Over the past year I learned alot. Trying to perform my best in school, while being as strong as I could in cycling, taught me alot about both of those subjects, and about myself. I love riding my bike. And I love going to school. I realized though, that I also love being the best at whatever I do. If I put my heart and soul into it, I think I will be able to succeed at either, but trying to balance both might just not be in the cards. I want to be a professional cyclist, but I also want to finish school. After taking a ton of time to weigh both things out I decided that later this year it is time for me to try one of them full out. I am going to take a semester off of school to see whether it is feasible or not for me to make it as a professional cyclist. I have been really fortunate to have such a great and supportive team, and one that has stuck by me for the next season. I have also been fortunate enough to have an understanding and supportive school, one that is allowing me to take this semester off.

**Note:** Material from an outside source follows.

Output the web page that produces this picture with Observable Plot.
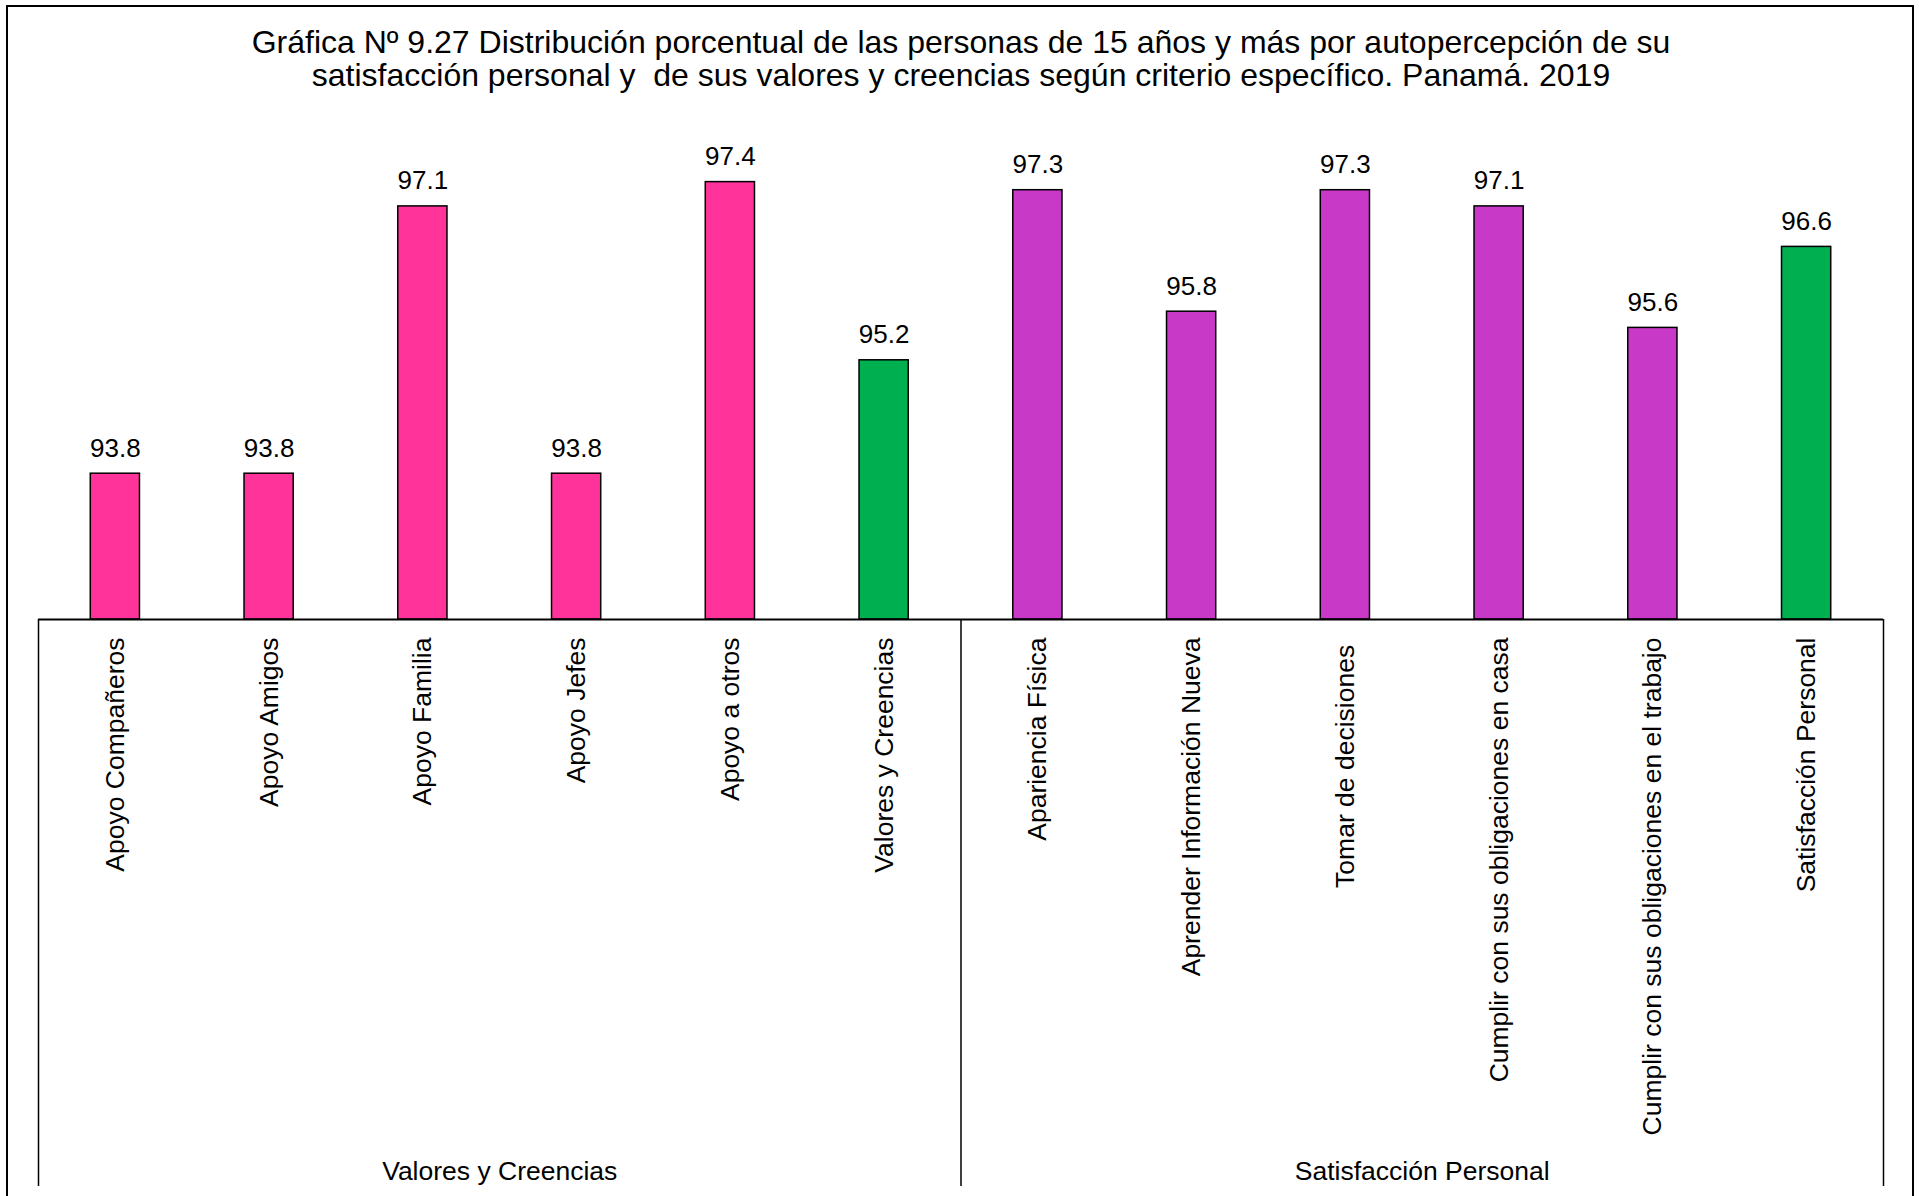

After this season, we will see what happens and where life takes me. It could be eventually to cycling, or to business. Whichever one it is though, I will at least be able to say that I gave it my best shot. I hope to (really this time) keep everyone updated along the way, whether it be via my 140 character twitter updates, or my extraordinarily long blog posts.
Guess a paragraph or two wasn’t in the cards either…
-Larry




Yey, saw you retweeted the article about MiSCA and the scholarships. I’m the director and just wanted to say thanks for helping to spread the word.